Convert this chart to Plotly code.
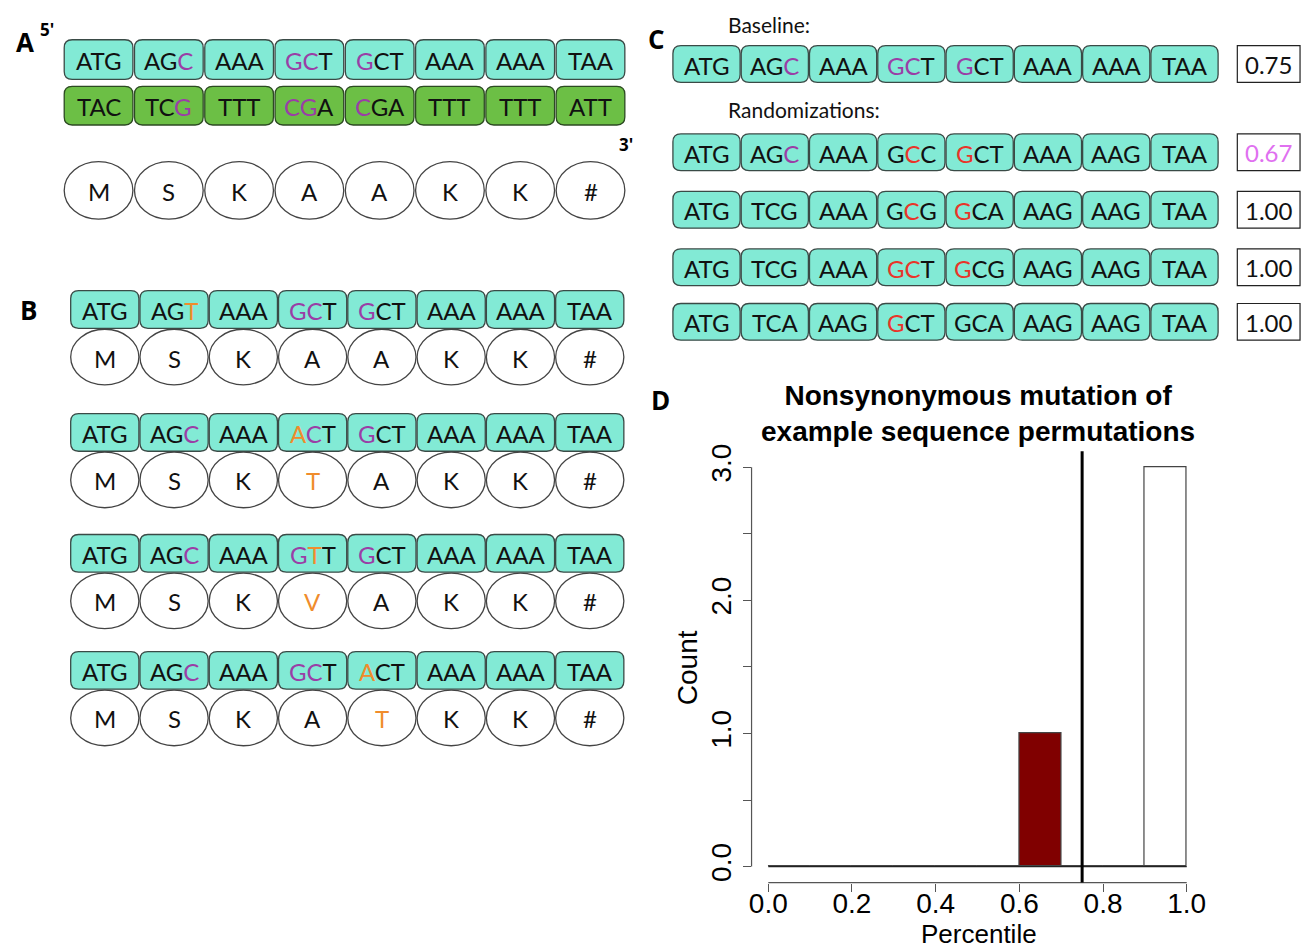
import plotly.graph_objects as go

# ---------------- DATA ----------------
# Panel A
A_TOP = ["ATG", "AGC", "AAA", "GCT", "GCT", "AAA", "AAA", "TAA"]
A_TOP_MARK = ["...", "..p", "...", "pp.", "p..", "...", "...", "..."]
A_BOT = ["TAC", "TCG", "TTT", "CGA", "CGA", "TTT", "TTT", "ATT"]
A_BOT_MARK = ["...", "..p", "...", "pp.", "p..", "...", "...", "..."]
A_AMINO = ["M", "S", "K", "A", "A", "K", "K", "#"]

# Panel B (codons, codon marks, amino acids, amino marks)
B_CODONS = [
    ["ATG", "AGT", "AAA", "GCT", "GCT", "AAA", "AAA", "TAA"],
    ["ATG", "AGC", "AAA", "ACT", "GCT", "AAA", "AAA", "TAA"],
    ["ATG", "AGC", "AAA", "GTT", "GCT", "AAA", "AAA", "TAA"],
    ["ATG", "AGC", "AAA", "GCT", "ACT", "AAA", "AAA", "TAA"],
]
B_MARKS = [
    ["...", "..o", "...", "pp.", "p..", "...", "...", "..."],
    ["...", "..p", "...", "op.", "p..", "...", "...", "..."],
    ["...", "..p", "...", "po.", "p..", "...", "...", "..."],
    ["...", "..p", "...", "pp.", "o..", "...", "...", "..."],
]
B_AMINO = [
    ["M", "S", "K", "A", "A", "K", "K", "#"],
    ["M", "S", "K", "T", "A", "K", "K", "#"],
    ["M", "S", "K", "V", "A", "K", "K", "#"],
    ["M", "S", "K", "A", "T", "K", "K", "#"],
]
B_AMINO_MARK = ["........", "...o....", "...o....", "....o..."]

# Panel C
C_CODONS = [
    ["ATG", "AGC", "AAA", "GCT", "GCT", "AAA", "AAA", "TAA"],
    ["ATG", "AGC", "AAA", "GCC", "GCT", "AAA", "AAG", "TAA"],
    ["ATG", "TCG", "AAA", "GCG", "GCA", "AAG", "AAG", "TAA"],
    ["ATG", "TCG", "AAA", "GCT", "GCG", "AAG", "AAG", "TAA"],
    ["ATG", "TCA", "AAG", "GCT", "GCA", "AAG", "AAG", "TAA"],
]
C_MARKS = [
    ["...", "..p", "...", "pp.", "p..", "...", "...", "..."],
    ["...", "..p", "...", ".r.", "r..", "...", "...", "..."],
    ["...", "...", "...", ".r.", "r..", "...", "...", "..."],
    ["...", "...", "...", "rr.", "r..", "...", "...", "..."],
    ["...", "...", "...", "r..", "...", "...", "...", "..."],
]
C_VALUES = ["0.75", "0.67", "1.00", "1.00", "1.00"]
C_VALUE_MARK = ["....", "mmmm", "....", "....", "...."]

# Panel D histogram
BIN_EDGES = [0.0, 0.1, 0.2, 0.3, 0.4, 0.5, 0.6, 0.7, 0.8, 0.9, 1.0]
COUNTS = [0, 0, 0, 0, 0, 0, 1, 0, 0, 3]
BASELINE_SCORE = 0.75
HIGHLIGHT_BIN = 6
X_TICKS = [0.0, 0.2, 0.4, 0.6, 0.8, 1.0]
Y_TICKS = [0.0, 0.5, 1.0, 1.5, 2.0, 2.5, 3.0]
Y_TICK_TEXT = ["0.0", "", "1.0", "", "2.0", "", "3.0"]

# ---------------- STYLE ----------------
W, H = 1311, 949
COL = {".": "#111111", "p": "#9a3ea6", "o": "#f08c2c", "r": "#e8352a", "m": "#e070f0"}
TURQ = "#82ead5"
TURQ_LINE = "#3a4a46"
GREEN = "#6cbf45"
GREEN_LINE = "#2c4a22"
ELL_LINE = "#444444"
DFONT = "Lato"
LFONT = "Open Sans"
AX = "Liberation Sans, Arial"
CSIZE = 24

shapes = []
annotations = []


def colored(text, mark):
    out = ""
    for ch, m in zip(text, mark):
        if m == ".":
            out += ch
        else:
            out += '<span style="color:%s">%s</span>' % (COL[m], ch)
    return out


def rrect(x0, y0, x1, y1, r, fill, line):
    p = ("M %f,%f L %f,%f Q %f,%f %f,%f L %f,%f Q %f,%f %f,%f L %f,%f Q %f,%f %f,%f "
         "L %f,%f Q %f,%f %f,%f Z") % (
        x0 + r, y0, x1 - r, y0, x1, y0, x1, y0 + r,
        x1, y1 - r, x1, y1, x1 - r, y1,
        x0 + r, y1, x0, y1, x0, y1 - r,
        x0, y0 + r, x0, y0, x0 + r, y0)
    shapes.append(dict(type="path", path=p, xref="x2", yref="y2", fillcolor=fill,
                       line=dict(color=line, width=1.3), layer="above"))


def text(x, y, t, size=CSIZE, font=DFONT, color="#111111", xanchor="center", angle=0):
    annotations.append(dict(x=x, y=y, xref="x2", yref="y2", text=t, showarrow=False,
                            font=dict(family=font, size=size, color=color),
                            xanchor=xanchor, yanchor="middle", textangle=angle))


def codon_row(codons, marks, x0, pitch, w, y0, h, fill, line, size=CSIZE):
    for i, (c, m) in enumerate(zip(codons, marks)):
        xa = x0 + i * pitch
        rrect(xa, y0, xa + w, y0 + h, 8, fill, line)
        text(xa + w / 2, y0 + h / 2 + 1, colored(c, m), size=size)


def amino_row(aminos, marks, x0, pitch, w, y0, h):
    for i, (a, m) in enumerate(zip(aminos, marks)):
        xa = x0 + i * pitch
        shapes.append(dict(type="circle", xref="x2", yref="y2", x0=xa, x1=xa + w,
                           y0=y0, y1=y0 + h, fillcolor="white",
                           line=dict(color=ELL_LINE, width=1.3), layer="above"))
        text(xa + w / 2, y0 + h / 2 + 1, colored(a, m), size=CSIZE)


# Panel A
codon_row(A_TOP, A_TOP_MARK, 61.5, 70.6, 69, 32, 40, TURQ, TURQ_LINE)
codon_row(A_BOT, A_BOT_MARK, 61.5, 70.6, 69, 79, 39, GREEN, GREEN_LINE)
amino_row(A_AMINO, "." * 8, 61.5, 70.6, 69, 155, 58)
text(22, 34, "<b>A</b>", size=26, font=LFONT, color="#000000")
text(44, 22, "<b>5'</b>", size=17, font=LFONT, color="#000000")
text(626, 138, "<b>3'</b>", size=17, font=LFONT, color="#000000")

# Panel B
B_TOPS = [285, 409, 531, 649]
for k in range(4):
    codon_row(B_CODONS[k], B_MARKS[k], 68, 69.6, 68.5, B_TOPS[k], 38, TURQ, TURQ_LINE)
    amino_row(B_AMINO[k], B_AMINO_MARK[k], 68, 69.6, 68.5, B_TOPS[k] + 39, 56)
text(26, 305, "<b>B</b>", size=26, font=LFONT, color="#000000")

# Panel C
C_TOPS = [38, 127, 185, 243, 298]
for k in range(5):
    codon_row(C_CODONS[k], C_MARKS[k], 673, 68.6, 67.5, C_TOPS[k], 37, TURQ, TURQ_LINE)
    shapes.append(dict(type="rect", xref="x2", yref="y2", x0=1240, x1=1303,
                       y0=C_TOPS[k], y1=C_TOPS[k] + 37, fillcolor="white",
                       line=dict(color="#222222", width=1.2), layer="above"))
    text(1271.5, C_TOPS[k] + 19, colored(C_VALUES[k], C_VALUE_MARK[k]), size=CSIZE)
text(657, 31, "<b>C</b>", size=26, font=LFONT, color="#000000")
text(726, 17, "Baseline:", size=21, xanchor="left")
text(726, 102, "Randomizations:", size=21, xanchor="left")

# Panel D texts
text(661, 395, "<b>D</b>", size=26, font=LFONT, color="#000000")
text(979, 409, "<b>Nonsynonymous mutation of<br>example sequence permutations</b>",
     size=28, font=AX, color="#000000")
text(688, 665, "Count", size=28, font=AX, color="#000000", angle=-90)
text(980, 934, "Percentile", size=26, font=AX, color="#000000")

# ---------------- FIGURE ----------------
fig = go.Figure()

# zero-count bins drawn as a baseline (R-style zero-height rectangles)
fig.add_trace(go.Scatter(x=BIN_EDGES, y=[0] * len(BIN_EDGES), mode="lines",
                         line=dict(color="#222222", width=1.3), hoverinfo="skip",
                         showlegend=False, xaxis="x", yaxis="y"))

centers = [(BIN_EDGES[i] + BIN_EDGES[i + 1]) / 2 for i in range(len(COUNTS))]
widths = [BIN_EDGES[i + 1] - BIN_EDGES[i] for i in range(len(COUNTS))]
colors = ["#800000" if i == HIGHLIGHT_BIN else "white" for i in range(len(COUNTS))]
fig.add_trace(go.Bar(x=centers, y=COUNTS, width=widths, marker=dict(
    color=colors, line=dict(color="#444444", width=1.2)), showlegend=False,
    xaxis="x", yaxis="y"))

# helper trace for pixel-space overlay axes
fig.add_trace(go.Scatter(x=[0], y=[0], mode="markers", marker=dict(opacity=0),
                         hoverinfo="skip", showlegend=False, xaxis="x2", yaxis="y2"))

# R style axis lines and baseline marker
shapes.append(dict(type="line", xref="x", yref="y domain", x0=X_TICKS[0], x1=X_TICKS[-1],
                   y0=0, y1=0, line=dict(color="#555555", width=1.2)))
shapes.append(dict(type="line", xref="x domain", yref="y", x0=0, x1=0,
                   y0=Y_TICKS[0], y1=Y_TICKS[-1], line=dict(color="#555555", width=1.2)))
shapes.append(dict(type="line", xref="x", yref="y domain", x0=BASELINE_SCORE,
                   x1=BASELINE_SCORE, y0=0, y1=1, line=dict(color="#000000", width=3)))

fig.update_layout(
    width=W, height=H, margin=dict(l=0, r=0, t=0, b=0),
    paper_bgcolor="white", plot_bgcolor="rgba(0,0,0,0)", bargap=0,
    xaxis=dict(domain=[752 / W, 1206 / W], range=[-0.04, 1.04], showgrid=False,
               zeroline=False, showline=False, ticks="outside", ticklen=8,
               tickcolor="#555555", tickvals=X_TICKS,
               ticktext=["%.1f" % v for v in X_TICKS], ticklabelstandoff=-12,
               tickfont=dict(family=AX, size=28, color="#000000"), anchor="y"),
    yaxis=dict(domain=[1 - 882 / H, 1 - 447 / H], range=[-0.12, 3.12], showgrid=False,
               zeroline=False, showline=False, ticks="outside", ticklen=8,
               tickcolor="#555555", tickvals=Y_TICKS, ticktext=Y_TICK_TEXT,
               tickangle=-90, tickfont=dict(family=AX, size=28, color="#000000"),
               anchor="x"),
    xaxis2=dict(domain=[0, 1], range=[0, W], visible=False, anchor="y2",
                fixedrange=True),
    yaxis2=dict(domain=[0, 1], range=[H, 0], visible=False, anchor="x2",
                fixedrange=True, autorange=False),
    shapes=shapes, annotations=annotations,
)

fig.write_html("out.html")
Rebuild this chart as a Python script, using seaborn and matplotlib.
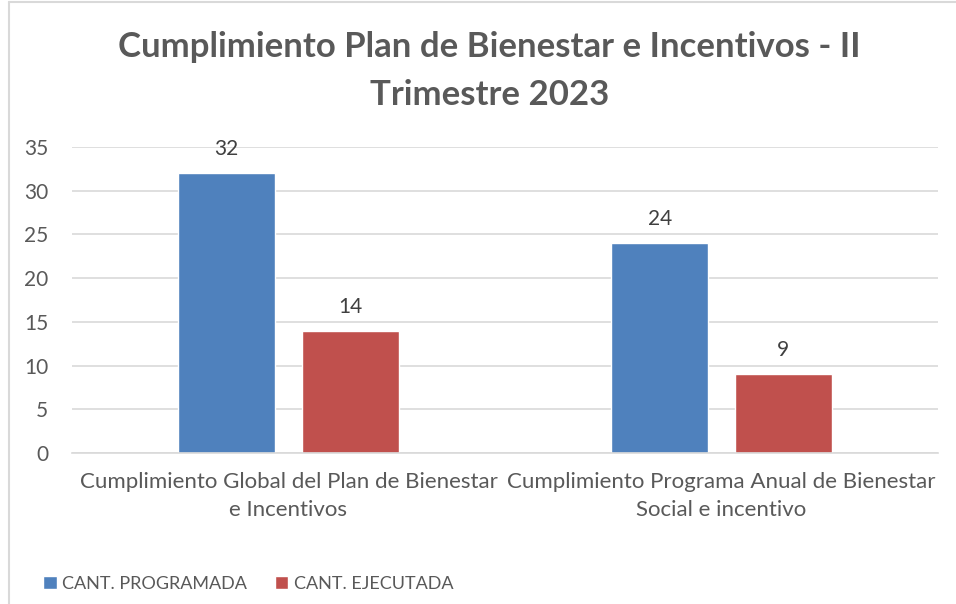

PROMPT: Pick each line holding the word "chart" out of the data and copy it.

RESULT:
Convert this chart to Plotly code.
Rebuild this chart as a Python script, using seaborn and matplotlib.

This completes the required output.